►

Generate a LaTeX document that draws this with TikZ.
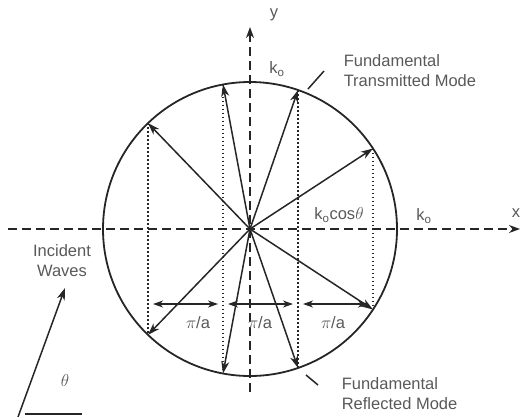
\documentclass[tikz,border=0pt]{standalone}
\usepackage{fontspec}
\setmainfont{Liberation Sans}
\usetikzlibrary{arrows.meta}

\begin{document}
\begin{tikzpicture}[x=1pt,y=-1pt,line width=1.5pt,draw=black!85,
  vec/.style={-{Stealth[length=12pt,width=8pt,inset=3.5pt]}},
  axis/.style={dash pattern=on 9pt off 5pt,-{Stealth[length=11pt,width=8pt,inset=3.5pt]}},
  drop/.style={dash pattern=on 1.6pt off 2.4pt,line width=1.5pt},
  dim/.style={{Stealth[length=10pt,width=7pt,inset=3pt]}-{Stealth[length=10pt,width=7pt,inset=3pt]}},
  lbl/.style={text=black!65,font=\fontsize{16.5}{20}\selectfont,inner sep=0pt,align=left}]
\useasboundingbox (0,0) rectangle (522,416);
\coordinate (O) at (250,229);
\draw[line width=1.8pt] (O) circle[radius=147pt];
\coordinate (xl) at (8,229); \coordinate (xr) at (520,229);
\coordinate (yb) at (250,392); \coordinate (yt) at (250,27);
\draw[axis] (xl) -- (xr);
\draw[axis] (yb) -- (yt);
\foreach \a [count=\i] in {133.94,100.58,70.94,33.2}{
   \path (O) ++(-\a:147) coordinate (u\i) (O) ++(\a:147) coordinate (d\i);
   \draw[drop] (u\i) -- (d\i);
   \draw[vec] (O) -- (u\i);
   \draw[vec] (O) -- (d\i);
}
\coordinate (dimy) at (0,304);
\foreach \i/\j/\x [count=\k] in %
{1/2/198,2/3/260,3/4/333} {
   \path (u\i |- dimy) coordinate (l\k) (u\j |- dimy) coordinate (r\k);
   \draw[dim] ([xshift=5pt]l\k) -- ([xshift=-5pt]r\k);
   \node[lbl] (pa\k) at (\x,323) {$\pi$/a};
}
\node[lbl] (ylab) at (274,15) {y};
\node[lbl] (xlab) at (516,213) {x};
\node[lbl] (kotop) at (277,69) {k\textsubscript{o}};
\node[lbl] (koright) at (424,216) {k\textsubscript{o}};
\node[lbl] (kocos) at (339,215) {k\textsubscript{o}cos$\theta$};
\node[lbl,anchor=west] (trans) at (343,71) {Fundamental\\Transmitted Mode};
\node[lbl,anchor=west] (refl) at (341,394) {Fundamental\\Reflected Mode};
\node[lbl,align=center] (inc) at (62,261) {Incident\\Waves};
\node[lbl] (th) at (65,380) {$\theta$};
\coordinate (tp1) at (308,89); \coordinate (tp2) at (324,71);
\coordinate (rp1) at (306,375); \coordinate (rp2) at (318,385);
\draw (tp1) -- (tp2);
\draw (rp1) -- (rp2);
\coordinate (ia) at (18,417); \coordinate (ib) at (65,288);
\coordinate (ha) at (25,414); \coordinate (hb) at (82,414);
\draw[vec] (ia) -- (ib);
\draw (ha) -- (hb);
\end{tikzpicture}
\end{document}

◄

= What is expected =
Write the full listing out again with every line unchanged, but include no pictures.

= Worked answer =
Generate a LaTeX document that draws this with TikZ.
\documentclass[tikz,border=0pt]{standalone}
\usepackage{fontspec}
\setmainfont{Liberation Sans}
\usetikzlibrary{arrows.meta}

\begin{document}
\begin{tikzpicture}[x=1pt,y=-1pt,line width=1.5pt,draw=black!85,
  vec/.style={-{Stealth[length=12pt,width=8pt,inset=3.5pt]}},
  axis/.style={dash pattern=on 9pt off 5pt,-{Stealth[length=11pt,width=8pt,inset=3.5pt]}},
  drop/.style={dash pattern=on 1.6pt off 2.4pt,line width=1.5pt},
  dim/.style={{Stealth[length=10pt,width=7pt,inset=3pt]}-{Stealth[length=10pt,width=7pt,inset=3pt]}},
  lbl/.style={text=black!65,font=\fontsize{16.5}{20}\selectfont,inner sep=0pt,align=left}]
\useasboundingbox (0,0) rectangle (522,416);
\coordinate (O) at (250,229);
\draw[line width=1.8pt] (O) circle[radius=147pt];
\coordinate (xl) at (8,229); \coordinate (xr) at (520,229);
\coordinate (yb) at (250,392); \coordinate (yt) at (250,27);
\draw[axis] (xl) -- (xr);
\draw[axis] (yb) -- (yt);
\foreach \a [count=\i] in {133.94,100.58,70.94,33.2}{
   \path (O) ++(-\a:147) coordinate (u\i) (O) ++(\a:147) coordinate (d\i);
   \draw[drop] (u\i) -- (d\i);
   \draw[vec] (O) -- (u\i);
   \draw[vec] (O) -- (d\i);
}
\coordinate (dimy) at (0,304);
\foreach \i/\j/\x [count=\k] in %
{1/2/198,2/3/260,3/4/333} {
   \path (u\i |- dimy) coordinate (l\k) (u\j |- dimy) coordinate (r\k);
   \draw[dim] ([xshift=5pt]l\k) -- ([xshift=-5pt]r\k);
   \node[lbl] (pa\k) at (\x,323) {$\pi$/a};
}
\node[lbl] (ylab) at (274,15) {y};
\node[lbl] (xlab) at (516,213) {x};
\node[lbl] (kotop) at (277,69) {k\textsubscript{o}};
\node[lbl] (koright) at (424,216) {k\textsubscript{o}};
\node[lbl] (kocos) at (339,215) {k\textsubscript{o}cos$\theta$};
\node[lbl,anchor=west] (trans) at (343,71) {Fundamental\\Transmitted Mode};
\node[lbl,anchor=west] (refl) at (341,394) {Fundamental\\Reflected Mode};
\node[lbl,align=center] (inc) at (62,261) {Incident\\Waves};
\node[lbl] (th) at (65,380) {$\theta$};
\coordinate (tp1) at (308,89); \coordinate (tp2) at (324,71);
\coordinate (rp1) at (306,375); \coordinate (rp2) at (318,385);
\draw (tp1) -- (tp2);
\draw (rp1) -- (rp2);
\coordinate (ia) at (18,417); \coordinate (ib) at (65,288);
\coordinate (ha) at (25,414); \coordinate (hb) at (82,414);
\draw[vec] (ia) -- (ib);
\draw (ha) -- (hb);
\end{tikzpicture}
\end{document}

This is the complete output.